Discussing the article: "MQL5 Wizard Techniques You should know (Part 86): Speeding Up Data Access with a Sparse Table for a Custom Trailing Class"

 

Check out the new article: MQL5 Wizard Techniques You should know (Part 86): Speeding Up Data Access with a Sparse Table for a Custom Trailing Class.

We revamp our earlier articles on testing trade setups with the MQL5 Wizard by putting a bit more emphasis on input data quality, cleaning, and handling. In the earlier articles we had looked at a lot of custom signal classes, usable by the wizard, so we now shift our focus to a custom trailing class, given that exiting is also a very important part in any trading system. Our broad theme for this particular piece data-efficiency and the O(1) range-query; the core ‘tech’ is MQL5, SQLite, Python-Polars; the Algorithm is the Sparse-Table while we will seek validation from the ATR Indicator.

Many Expert Advisors with custom trailing stops run into a practical performance and data‑quality bottleneck: on each bar or even on every tick they scan long historical windows (typically 500–5,000+ bars) to locate highs/lows, which makes the EA's processing time grow linearly and causes hidden execution drift on VPSs or in live trading. At the same time, relying on MetaTrader's built‑in history access can expose the EA to gaps and inconsistencies that change behavior between the tester and live runs.

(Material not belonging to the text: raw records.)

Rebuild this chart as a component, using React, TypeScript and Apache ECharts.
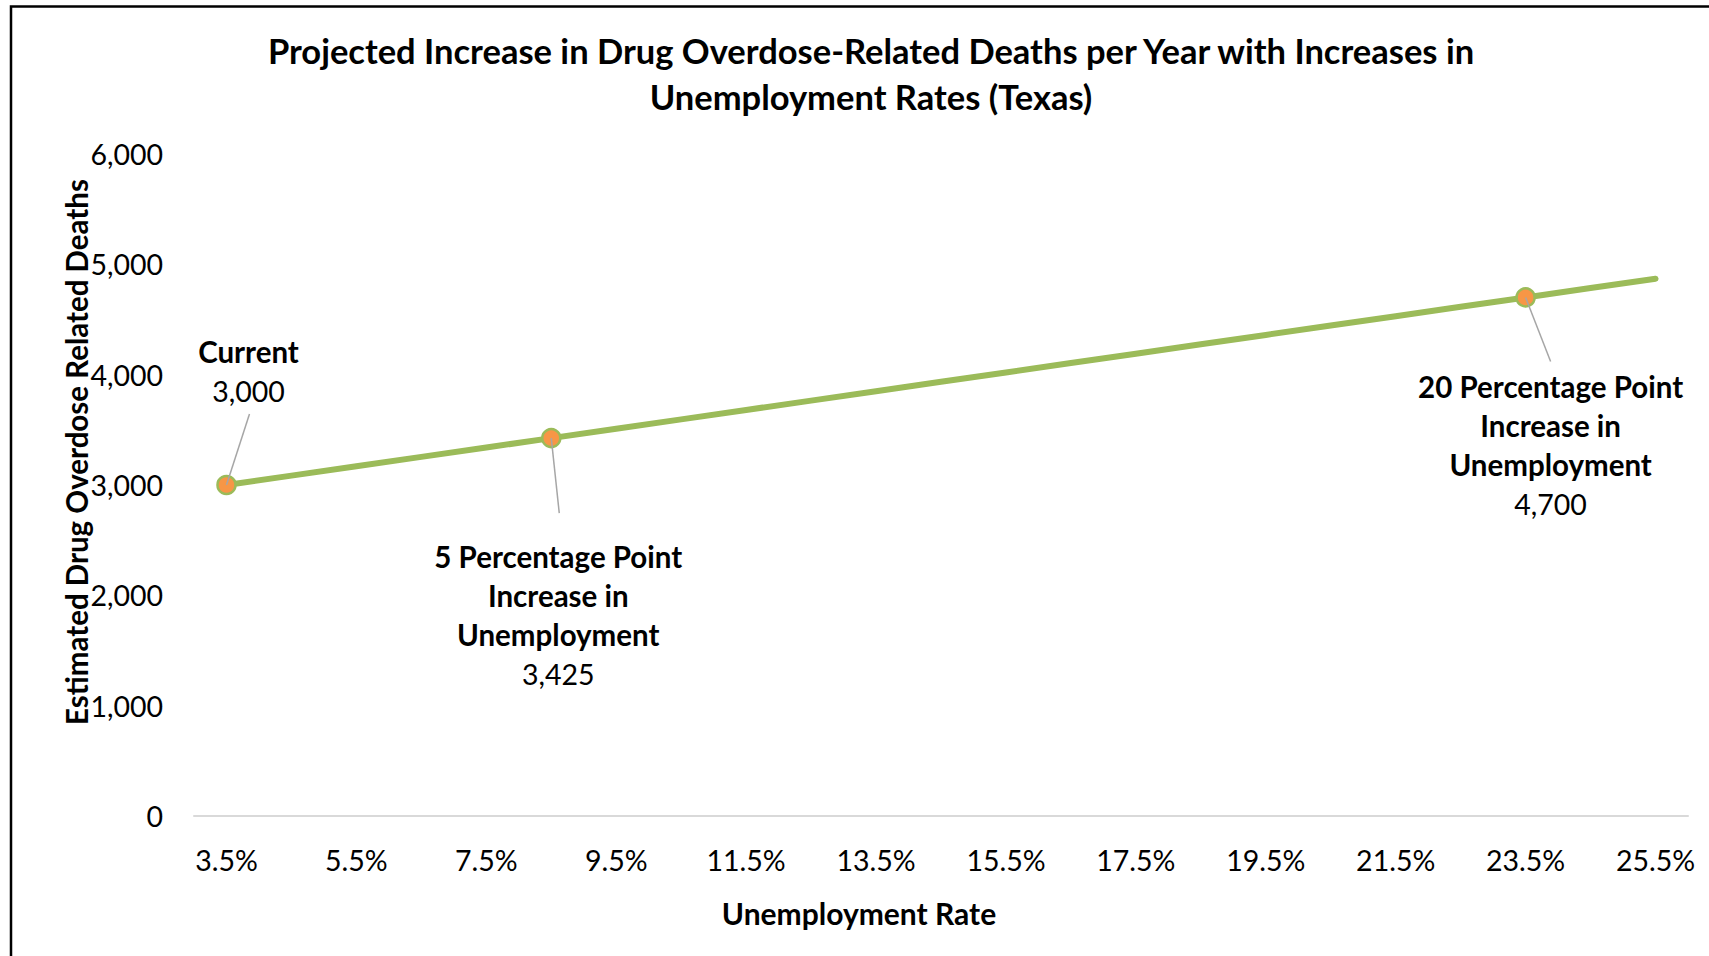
import React, { useEffect, useRef } from 'react';
import * as echarts from 'echarts';

const chartTitle =
  'Projected Increase in Drug Overdose-Related Deaths per Year with Increases in\nUnemployment Rates (Texas)';
const xAxisTitle = 'Unemployment Rate';
const yAxisTitle = 'Estimated Drug Overdose Related Deaths';

const categories = [
  '3.5%', '4.5%', '5.5%', '6.5%', '7.5%', '8.5%', '9.5%', '10.5%', '11.5%', '12.5%', '13.5%', '14.5%',
  '15.5%', '16.5%', '17.5%', '18.5%', '19.5%', '20.5%', '21.5%', '22.5%', '23.5%', '24.5%', '25.5%',
];
const deaths = [
  3000, 3085, 3170, 3255, 3340, 3425, 3510, 3595, 3680, 3765, 3850, 3935,
  4020, 4105, 4190, 4275, 4360, 4445, 4530, 4615, 4700, 4785, 4870,
];
const yMin = 0;
const yMax = 6000;
const yStep = 1000;

const annotatedIndex = [0, 5, 20];
const annotatedNames = [
  'Current',
  '5 Percentage Point\nIncrease in\nUnemployment',
  '20 Percentage Point\nIncrease in\nUnemployment',
];

// layout offsets of the callouts relative to their point (pixels)
const calloutLayout = [
  { labelDx: 22, labelDy: -153, lineDx: 23, lineDy: -71 },
  { labelDx: 7, labelDy: 99, lineDx: 8, lineDy: 75 },
  { labelDx: 25, labelDy: 70, lineDx: 25, lineDy: 64 },
];

const FONT = 'Lato, "Open Sans", sans-serif';
const fmt = (v: number) => v.toLocaleString('en-US');

export default function App() {
  const ref = useRef<HTMLDivElement>(null);

  useEffect(() => {
    document.body.style.margin = '0';
    const chart = echarts.init(ref.current!, null, { renderer: 'svg' });

    chart.setOption({
      animation: false,
      backgroundColor: '#ffffff',
      title: {
        text: chartTitle,
        left: 866,
        top: 22,
        textAlign: 'center',
        textStyle: {
          fontFamily: FONT,
          fontSize: 34.5,
          fontWeight: 'bold',
          color: '#000000',
          lineHeight: 46,
        },
      },
      grid: { left: 194, right: 21, top: 154, bottom: 140, containLabel: false },
      xAxis: {
        type: 'category',
        data: categories,
        boundaryGap: true,
        axisLine: { show: true, lineStyle: { color: '#D9D9D9', width: 2 } },
        axisTick: { show: false },
        axisLabel: {
          interval: 1,
          margin: 29,
          fontFamily: FONT,
          fontSize: 28.5,
          color: '#000000',
        },
        splitLine: { show: false },
      },
      yAxis: {
        type: 'value',
        min: yMin,
        max: yMax,
        interval: yStep,
        axisLine: { show: false },
        axisTick: { show: false },
        splitLine: { show: false },
        axisLabel: {
          margin: 31,
          fontFamily: FONT,
          fontSize: 28.5,
          color: '#000000',
          formatter: (v: number) => fmt(v),
        },
      },
      series: [
        {
          type: 'line',
          data: deaths.map((v, i) =>
            annotatedIndex.includes(i)
              ? { value: v, symbol: 'circle', symbolSize: 18 }
              : { value: v, symbol: 'none' }
          ),
          showAllSymbol: true,
          lineStyle: { color: '#9BBB59', width: 6, cap: 'round' },
          itemStyle: { color: '#F79646', borderColor: '#9BBB59', borderWidth: 2.5 },
          z: 3,
        },
      ],
      graphic: [
        {
          id: 'border',
          type: 'rect',
          shape: { x: 11, y: 6.5, width: 1800, height: 1100 },
          style: { fill: 'none', stroke: '#000000', lineWidth: 2.5 },
          silent: true,
        },
        {
          id: 'ytitle',
          type: 'text',
          x: 76,
          y: 452,
          rotation: Math.PI / 2,
          style: {
            text: yAxisTitle,
            fontFamily: FONT,
            fontSize: 29.5,
            fontWeight: 'bold',
            fill: '#000000',
            textAlign: 'center',
            textVerticalAlign: 'middle',
          },
        },
        {
          id: 'xtitle',
          type: 'text',
          x: 859,
          y: 913,
          style: {
            text: xAxisTitle,
            fontFamily: FONT,
            fontSize: 30,
            fontWeight: 'bold',
            fill: '#000000',
            textAlign: 'center',
            textVerticalAlign: 'middle',
          },
        },
      ],
    });

    const callouts: any[] = [];
    annotatedIndex.forEach((idx, k) => {
      const p = chart.convertToPixel({ xAxisIndex: 0, yAxisIndex: 0 }, [idx, deaths[idx]]) as number[];
      const lay = calloutLayout[k];
      const lines = annotatedNames[k].split('\n').map((s) => `{b|${s}}`);
      lines.push(`{v|${fmt(deaths[idx])}}`);
      callouts.push({
        id: 'leader' + k,
        type: 'line',
        shape: { x1: p[0], y1: p[1], x2: p[0] + lay.lineDx, y2: p[1] + lay.lineDy },
        style: { stroke: '#A6A6A6', lineWidth: 1.5 },
        z: 10,
        silent: true,
      });
      callouts.push({
        id: 'label' + k,
        type: 'text',
        x: p[0] + lay.labelDx,
        y: p[1] + lay.labelDy,
        z: 10,
        style: {
          text: lines.join('\n'),
          textAlign: 'center',
          textVerticalAlign: 'top',
          rich: {
            b: { fontFamily: FONT, fontSize: 29.5, fontWeight: 'bold', fill: '#000000', lineHeight: 39, align: 'center' },
            v: { fontFamily: FONT, fontSize: 28.5, fill: '#000000', lineHeight: 39, align: 'center' },
          },
        },
      });
    });
    chart.setOption({ graphic: callouts });

    return () => chart.dispose();
  }, []);

  return <div ref={ref} style={{ position: 'absolute', left: 0, top: 0, width: 1709, height: 956 }} />;
}
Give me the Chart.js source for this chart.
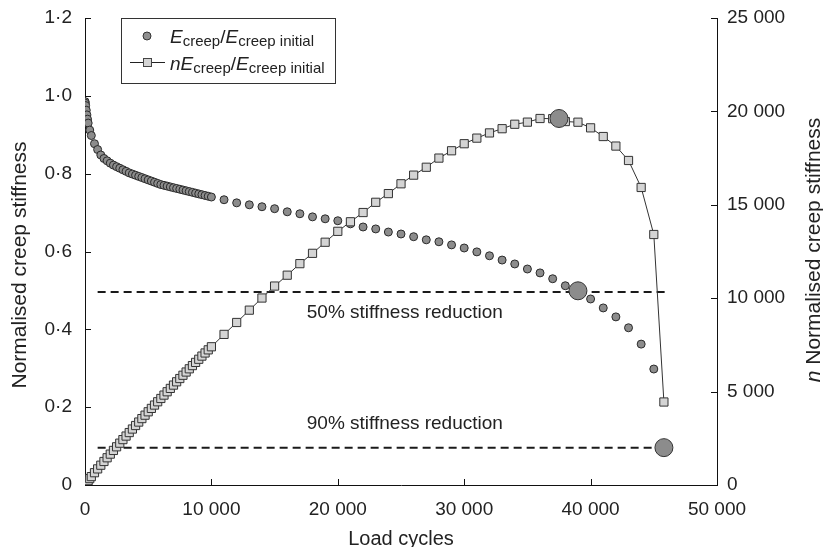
<!DOCTYPE html>
<html>
<head>
<meta charset="utf-8">
<script src="https://cdn.jsdelivr.net/npm/chart.js@4/dist/chart.umd.min.js"></script>
<style>
    html, body { margin: 0; padding: 0; background: #fff; }
    #wrap { width: 823px; height: 547px; position: relative; }
</style>
</head>
<body>
<div id="wrap"><canvas id="creepChart" width="823" height="547"></canvas></div>
<script>
// load cycles at which stiffness was sampled
const loadCycles = [
    10, 25, 50, 100, 150, 200, 250, 375, 500, 750, 1000,
    1250, 1500, 1750, 2000, 2250, 2500, 2750, 3000, 3250, 3500, 3750, 4000,
    4250, 4500, 4750, 5000, 5250, 5500, 5750, 6000, 6250, 6500, 6750, 7000,
    7250, 7500, 7750, 8000, 8250, 8500, 8750, 9000, 9250, 9500, 9750, 10000,
    11000, 12000, 13000, 14000, 15000, 16000, 17000, 18000, 19000, 20000,
    21000, 22000, 23000, 24000, 25000, 26000, 27000, 28000, 29000, 30000,
    31000, 32000, 33000, 34000, 35000, 36000, 37000, 38000, 39000, 40000,
    41000, 42000, 43000, 44000, 45000, 45800
];

// E creep / E creep initial
const stiffnessRatio = [
    0.985, 0.981, 0.975, 0.963, 0.951, 0.940, 0.930, 0.912, 0.898, 0.877, 0.862,
    0.848, 0.839, 0.833, 0.827, 0.822, 0.818, 0.814, 0.810, 0.806, 0.802, 0.799, 0.796,
    0.793, 0.790, 0.787, 0.784, 0.781, 0.778, 0.775, 0.772, 0.770, 0.768, 0.766, 0.764,
    0.762, 0.760, 0.758, 0.756, 0.754, 0.752, 0.750, 0.748, 0.746, 0.744, 0.742, 0.740,
    0.733, 0.725, 0.720, 0.715, 0.710, 0.702, 0.697, 0.689, 0.684, 0.679,
    0.671, 0.663, 0.658, 0.650, 0.645, 0.638, 0.630, 0.625, 0.617, 0.609,
    0.599, 0.589, 0.578, 0.568, 0.555, 0.545, 0.530, 0.512, 0.498, 0.478,
    0.455, 0.432, 0.404, 0.362, 0.298, 0.097
];

// n * E creep / E creep initial
const nStiffness = [
    10, 25, 49, 96, 143, 188, 233, 342, 449, 658, 862,
    1060, 1259, 1458, 1654, 1850, 2045, 2239, 2430, 2620, 2807, 2996, 3184,
    3370, 3555, 3738, 3920, 4100, 4279, 4456, 4632, 4813, 4992, 5171, 5348,
    5525, 5700, 5875, 6048, 6221, 6392, 6563, 6732, 6901, 7068, 7235, 7400,
    8063, 8700, 9360, 10010, 10650, 11232, 11849, 12402, 12996, 13580,
    14091, 14586, 15134, 15600, 16125, 16588, 17010, 17500, 17893, 18270,
    18569, 18848, 19074, 19312, 19425, 19620, 19610, 19456, 19422, 19120,
    18655, 18144, 17372, 15928, 13410, 4443
];

// highlighted points: peak of n-curve, 50% and 90% reduction
const peakCycles = [37500];
const peakValues = [19620];
const reductionCycles = [39000, 45800];
const reductionValues = [0.499, 0.096];

// reference levels
const halfLevel = 0.496;
const tenthLevel = 0.096;
const levelStart = 1000;
const halfLevelEnd = 46000;
const tenthLevelEnd = 45800;

const xTicks = [0, 10000, 20000, 30000, 40000, 50000];
const yTicks = [0, 0.2, 0.4, 0.6, 0.8, 1.0, 1.2];
const y2Ticks = [0, 5000, 10000, 15000, 20000, 25000];

const FONT = '"Liberation Sans", Arial, Helvetica, sans-serif';
const INK = '#222';

function spaced(v) {
    return v.toString().replace(/\B(?=(\d{3})+(?!\d))/g, ' ');
}

function pointsOf(xs, ys) {
    return xs.map((x, i) => ({ x: x, y: ys[i] }));
}

// fixed box sizes so the plot area lands where we want it
function fixBox(size) {
    return s => {
        if (s.isHorizontal()) s.height = size; else s.width = size;
        s.paddingTop = 0;
        s.paddingBottom = 0;
        s.paddingLeft = 0;
        s.paddingRight = 0;
    };
}

// ticks pointing into the plot area
const inwardTicks = {
    id: 'inwardTicks',
    beforeDatasetsDraw(chart) {
        const { ctx, chartArea, scales } = chart;
        const len = 6;
        ctx.save();
        ctx.strokeStyle = '#111';
        ctx.lineWidth = 1;
        ctx.beginPath();
        xTicks.forEach(v => {
            const px = Math.round(scales.x.getPixelForValue(v)) + 0.5;
            ctx.moveTo(px, chartArea.bottom);
            ctx.lineTo(px, chartArea.bottom - len);
        });
        yTicks.forEach(v => {
            const py = Math.round(scales.y.getPixelForValue(v)) + 0.5;
            ctx.moveTo(chartArea.left, py);
            ctx.lineTo(chartArea.left + len, py);
        });
        y2Ticks.forEach(v => {
            const py = Math.round(scales.y2.getPixelForValue(v)) + 0.5;
            ctx.moveTo(chartArea.right, py);
            ctx.lineTo(chartArea.right - len, py);
        });
        ctx.stroke();
        ctx.restore();
    }
};

// draw a row of text pieces with differing fonts / baselines
function drawRuns(ctx, x, y, runs) {
    runs.forEach(r => {
        ctx.font = r.font;
        ctx.fillText(r.text, x, y + (r.dy || 0));
        x += ctx.measureText(r.text).width;
    });
    return x;
}

const big = '19px ' + FONT;
const bigIt = 'italic 19px ' + FONT;
const sub = '15px ' + FONT;

const textDecor = {
    id: 'textDecor',
    afterDraw(chart) {
        const { ctx, chartArea, scales } = chart;
        ctx.save();
        ctx.fillStyle = INK;

        // level labels
        ctx.font = '19px ' + FONT;
        ctx.textAlign = 'center';
        ctx.textBaseline = 'middle';
        const lx = scales.x.getPixelForValue(25300);
        ctx.fillText('50% stiffness reduction', lx, scales.y.getPixelForValue(0.442));
        ctx.fillText('90% stiffness reduction', lx, scales.y.getPixelForValue(0.157));

        // axis titles
        ctx.font = '20px ' + FONT;
        ctx.fillText('Load cycles', (chartArea.left + chartArea.right) / 2, 539);

        ctx.save();
        ctx.translate(20, 265);
        ctx.rotate(-Math.PI / 2);
        ctx.font = '21px ' + FONT;
        ctx.fillText('Normalised creep stiffness', 0, 0);
        ctx.restore();

        ctx.save();
        ctx.translate(814, 250);
        ctx.rotate(-Math.PI / 2);
        ctx.textAlign = 'left';
        const runs = [
            { text: 'n', font: 'italic 21px ' + FONT },
            { text: ' Normalised creep stiffness', font: '21px ' + FONT }
        ];
        let w = 0;
        runs.forEach(r => { ctx.font = r.font; w += ctx.measureText(r.text).width; });
        drawRuns(ctx, -w / 2, 0, runs);
        ctx.restore();

        // legend box
        ctx.strokeStyle = '#333';
        ctx.lineWidth = 1;
        ctx.strokeRect(121.5, 18.5, 214, 65);

        ctx.fillStyle = '#8f8f8f';
        ctx.strokeStyle = '#333';
        ctx.beginPath();
        ctx.arc(147, 36, 4, 0, Math.PI * 2);
        ctx.fill();
        ctx.stroke();

        ctx.strokeStyle = '#222';
        ctx.beginPath();
        ctx.moveTo(130, 62.5);
        ctx.lineTo(165, 62.5);
        ctx.stroke();
        ctx.fillStyle = '#d4d4d4';
        ctx.strokeStyle = '#444';
        ctx.fillRect(143, 58, 8, 8);
        ctx.strokeRect(143.5, 58.5, 8, 8);

        ctx.fillStyle = INK;
        ctx.textAlign = 'left';
        ctx.textBaseline = 'alphabetic';
        drawRuns(ctx, 170, 43, [
            { text: 'E', font: bigIt },
            { text: 'creep', font: sub, dy: 3 },
            { text: '/', font: big },
            { text: 'E', font: bigIt },
            { text: 'creep initial', font: sub, dy: 3 }
        ]);
        drawRuns(ctx, 170, 70, [
            { text: 'nE', font: bigIt },
            { text: 'creep', font: sub, dy: 3 },
            { text: '/', font: big },
            { text: 'E', font: bigIt },
            { text: 'creep initial', font: sub, dy: 3 }
        ]);
        ctx.restore();
    }
};

const tickFont = { family: FONT, size: 19 };

new Chart(document.getElementById('creepChart'), {
    type: 'scatter',
    data: {
        datasets: [
            {
                label: 'half',
                data: [{ x: levelStart, y: halfLevel }, { x: halfLevelEnd, y: halfLevel }],
                showLine: true,
                borderColor: '#1a1a1a',
                borderWidth: 2,
                borderDash: [8, 5],
                pointRadius: 0,
                yAxisID: 'y',
                order: 5
            },
            {
                label: 'tenth',
                data: [{ x: levelStart, y: tenthLevel }, { x: tenthLevelEnd, y: tenthLevel }],
                showLine: true,
                borderColor: '#1a1a1a',
                borderWidth: 2,
                borderDash: [8, 5],
                pointRadius: 0,
                yAxisID: 'y',
                order: 5
            },
            {
                label: 'Ecreep/Ecreep initial',
                data: pointsOf(loadCycles, stiffnessRatio),
                pointStyle: 'circle',
                pointRadius: 4,
                backgroundColor: '#8c8c8c',
                borderColor: '#2a2a2a',
                borderWidth: 1,
                yAxisID: 'y',
                order: 4
            },
            {
                label: 'nEcreep/Ecreep initial',
                data: pointsOf(loadCycles, nStiffness),
                showLine: true,
                pointStyle: 'rect',
                pointRadius: 5.8,
                backgroundColor: '#d4d4d4',
                borderColor: '#333',
                borderWidth: 1,
                yAxisID: 'y2',
                order: 3
            },
            {
                label: 'peak',
                data: pointsOf(peakCycles, peakValues),
                pointRadius: 9,
                backgroundColor: '#8c8c8c',
                borderColor: '#333',
                borderWidth: 1,
                yAxisID: 'y2',
                order: 1
            },
            {
                label: 'reduction',
                data: pointsOf(reductionCycles, reductionValues),
                pointRadius: 9,
                backgroundColor: '#8c8c8c',
                borderColor: '#333',
                borderWidth: 1,
                yAxisID: 'y',
                order: 1
            }
        ]
    },
    options: {
        responsive: false,
        animation: false,
        layout: { padding: { top: 18, left: 0, right: 0, bottom: 0 } },
        elements: { line: { borderWidth: 1, borderColor: '#111', tension: 0 } },
        plugins: {
            legend: { display: false },
            tooltip: { enabled: false }
        },
        scales: {
            x: {
                type: 'linear',
                min: 0,
                max: 50000,
                afterFit: fixBox(62),
                afterBuildTicks: s => { s.ticks = xTicks.map(v => ({ value: v })); },
                grid: { display: true, drawOnChartArea: false, drawTicks: false },
                border: { display: true, color: '#111', width: 1 },
                ticks: {
                    font: tickFont,
                    color: INK,
                    padding: 13,
                    maxRotation: 0,
                    autoSkip: false,
                    callback: v => spaced(v)
                }
            },
            y: {
                type: 'linear',
                position: 'left',
                min: 0,
                max: 1.2,
                afterFit: fixBox(85),
                afterBuildTicks: s => { s.ticks = yTicks.map(v => ({ value: v })); },
                grid: { display: true, drawOnChartArea: false, drawTicks: false },
                border: { display: true, color: '#111', width: 1 },
                ticks: {
                    font: tickFont,
                    color: INK,
                    padding: 13,
                    autoSkip: false,
                    callback: v => v === 0 ? '0' : v.toFixed(1).replace('.', '·')
                }
            },
            y2: {
                type: 'linear',
                position: 'right',
                min: 0,
                max: 25000,
                afterFit: fixBox(106),
                afterBuildTicks: s => { s.ticks = y2Ticks.map(v => ({ value: v })); },
                grid: { display: true, drawOnChartArea: false, drawTicks: false },
                border: { display: true, color: '#111', width: 1 },
                ticks: {
                    font: tickFont,
                    color: INK,
                    padding: 10,
                    autoSkip: false,
                    callback: v => spaced(v)
                }
            }
        }
    },
    plugins: [inwardTicks, textDecor]
});
</script>
</body>
</html>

This article reframes the problem more narrowly:

  • (1) when a trailing routine recalculates range extrema repeatedly across large lookback windows and high update frequency, O(N) queries become a measurable cause of latency and delayed exits;
  • and (2) an EA needs a reproducible, cleaned price feed instead of ad‑hoc terminal reads.

To address these two, we build an O(1) Range Minimum/Maximum Query (Sparse Table) for constant‑time extreme lookups and pair it with a Python (Polars) → SQLite pipeline that cleans, interpolates and timestamps ticks/bars so the EA reads deterministic data.